Embracing the Dark Thoughts

Despair and apathy follow because, really, what’s the point? Motivation stops as our true colors are revealed: we don’t care, so why should anything matter? The negative thoughts of malaise, like a black film forming cataracts of dread and doom, can seem impossible to counteract. But like that persistent telemarketer you can’t seem to block, it’s not if emptiness and disillusionment will show up, but when. So, we must embrace it. See it for what it is—tailless donkey bum and all—put your arm around its shoulder, and be present with yourself. Losing steam and feeling like you can’t go on is okay. It’s normal, and sometimes, rest and reflection are needed.

Finding Your Way Back

The first step out of this state can be getting out of your head. Move your body by taking a walk and counting bugs, use your hands to color or paint, or call a friend or family member and reminisce about a positive memory you share. Be absurd even—look in the mirror and make a funny face at yourself, or do a little heel kick in your hallway to remind yourself that life is meant to be fun. The worries and worst-case scenarios are real concerns, but there will be another moment to tend to them—just not in this defeated headspace.

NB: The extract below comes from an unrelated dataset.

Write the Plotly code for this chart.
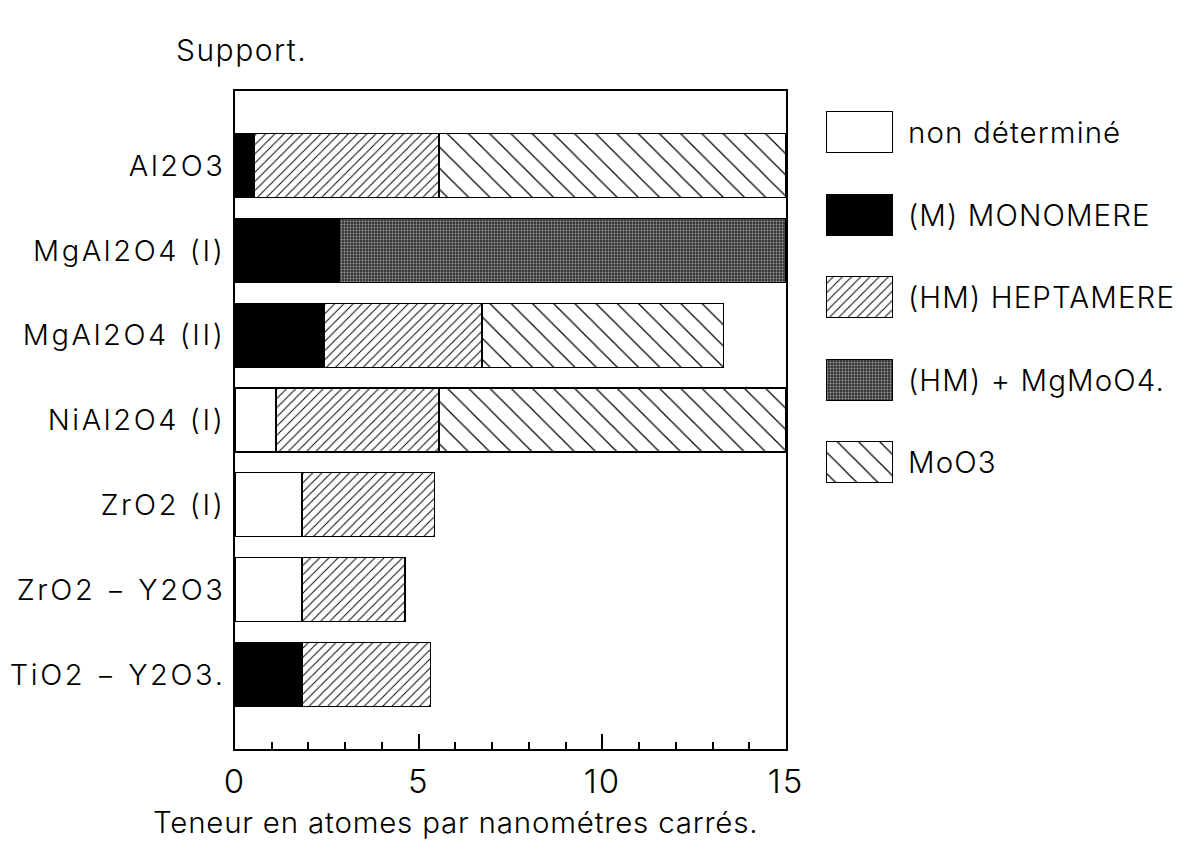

Embrace the uncertainty that often accompanies these feelings. It’s okay not to have all the answers right now. Life’s ebbs and flows are natural, and accepting this can free you from the pressure to always feel productive or purposeful.

Remember, this too shall pass. The weight of malaise can be overwhelming, but it is often temporary. With time, self-compassion, and some absurdity, you’ll find your way back to the light.